Analysts at Fitch Ratings wrote in a report yesterday that the economics of the UK pub industry have come under increasing strain, forcing the spotlight on the stability and strength of the whole business securitisations that many of the pub groups have carried out to fund growth.
Mitchells & Butlers, which owns the All Bar One and Harvester pub chains, Punch Taverns, owner of the Spirit chain, and pub groups Whitbread and Wetherspoons have each regularly used the securitisation markets to unlock capital in recent years, making the industry a key target of investment banks.
However, two years after the introduction of the new licensing system and one year after the start of the English smoking ban, the industry is now faced with high cost pressures on food, beer and energy prices, and an uncertain retail and consumer environment, according to the Fitch report.
It added that combining this “ominous cocktail” with a widening price gap on alcohol with the off trade (alcohol sold through a shop), long lasting poor weather since summer 2006, a high above inflation increase in alcohol duties, and England not taking part in the Euro 2008 football championships, and “it seems like UK pubs and pubcos are being put to the test more than ever”.

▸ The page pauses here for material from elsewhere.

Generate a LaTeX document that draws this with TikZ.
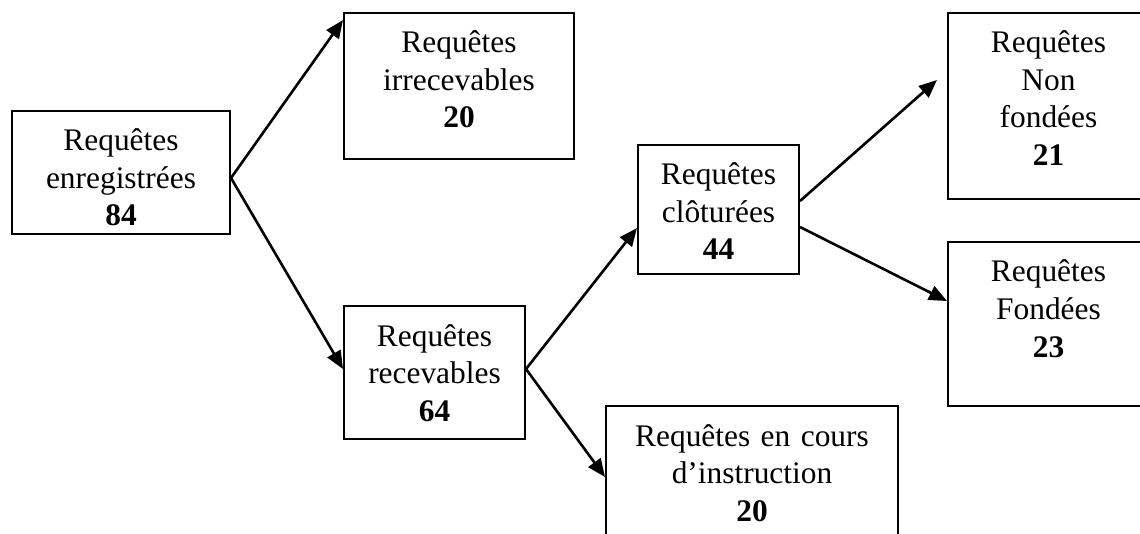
\documentclass[tikz,border=0pt]{standalone}
\usepackage{fontspec}
\setmainfont{Liberation Serif}
\usetikzlibrary{arrows.meta}

\begin{document}
\begin{tikzpicture}[x=0.5pt, y=-0.5pt, font=\fontsize{15.7pt}{18.75pt}\selectfont,
  >={Triangle[length=9pt, width=7.5pt]},
  box/.style={draw, line width=1pt, inner sep=0pt, align=center, anchor=north west, text height=20pt},
  flow/.style={->, line width=1.3pt}]
\useasboundingbox (0,0) rectangle (1140,534);
\clip (0,0) rectangle (1140,534);
% first split: registered requests
\node[box, text width=109pt, text depth=41.5pt] (enreg) at (11,110) {Requêtes\\enregistrées\\\textbf{84}};
\node[box, text width=115pt, text depth=53pt] (irrec) at (343,12) {Requêtes\\irrecevables\\\textbf{20}};
\node[box, text width=90.5pt, text depth=46.5pt] (recev) at (343,305) {Requêtes\\recevables\\\textbf{64}};
% second split: admissible requests
\node[box, text width=80.5pt, text depth=44.5pt] (clot) at (637,144) {Requêtes\\clôturées\\\textbf{44}};
\node[box, text width=146pt, text depth=55pt] (cours) at (605,405) {Requêtes en cours\\d’instruction\\\textbf{20}};
% closed requests (right column, cut at the page edge)
\node[box, text width=100.5pt, text depth=73pt] (nonfond) at (947,12) {Requêtes\\Non\\fondées\\\textbf{21}};
\node[box, text width=100.5pt, text depth=62pt] (fond) at (947,241) {Requêtes\\Fondées\\\textbf{23}};
% arrows
\draw[flow] ([yshift=-2.75pt]enreg.east) -- ([yshift=-4pt]irrec.north west);
\draw[flow] ([yshift=-2.75pt]enreg.east) -- ([yshift=1.75pt]recev.west);
\draw[flow] ([yshift=1.75pt]recev.east) -- ([yshift=-9.25pt]clot.west);
\draw[flow] ([yshift=1.75pt]recev.east) -- ([yshift=-36pt]cours.north west);
\draw[flow] ([yshift=4.25pt]clot.east) -- ([xshift=-5pt, yshift=-34pt]nonfond.north west);
\draw[flow] ([yshift=-8.75pt]clot.east) -- ([yshift=11.5pt]fond.west);
\end{tikzpicture}
\end{document}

Still, Guillaume Langellier, director in Fitch’s global infrastructure & project finance team, said: “With the exception of some weaker transactions, we believe the majority of the pubs securitised are of top-tier quality and that the current period is only a temporary stress, not a reflection of the industry’s future.”
Nevertheless, the agency believes that a substantial part of the industry, especially smaller pubs, the traditional “wet-led”, which are those that predominantly sell drinks compared with food, or urban pubs without outside trading areas, will suffer, leading to a run of possible closures.
According to the British Beer and Pub Association, on trade beer sales fell by 6.5% and 1,409 pubs closed last year compared 2006, when only 216 pubs closed. Fitch maintains 54 credit ratings on nine transactions, which are directly secured on about 18,000 pubs – roughly a third UK pub universe.
Fitch said there are a number of factors underpinning its ratings: quality and location of the pubs; geographical diversification; successful investment or conversion programmes, attractive drink and food offer to existing and new customers; active and experienced tenants; and motivated managers among others.
The majority of rated pub transactions are also designed to withstand heavy stresses, Fitch said. That is most have strong structures with cash trap mechanisms protecting noteholders when performance deteriorates, 18 month liquidity facilities or loans and the ultimate recourse to a fully controlled administrative receiver if the borrowers ever defaulted.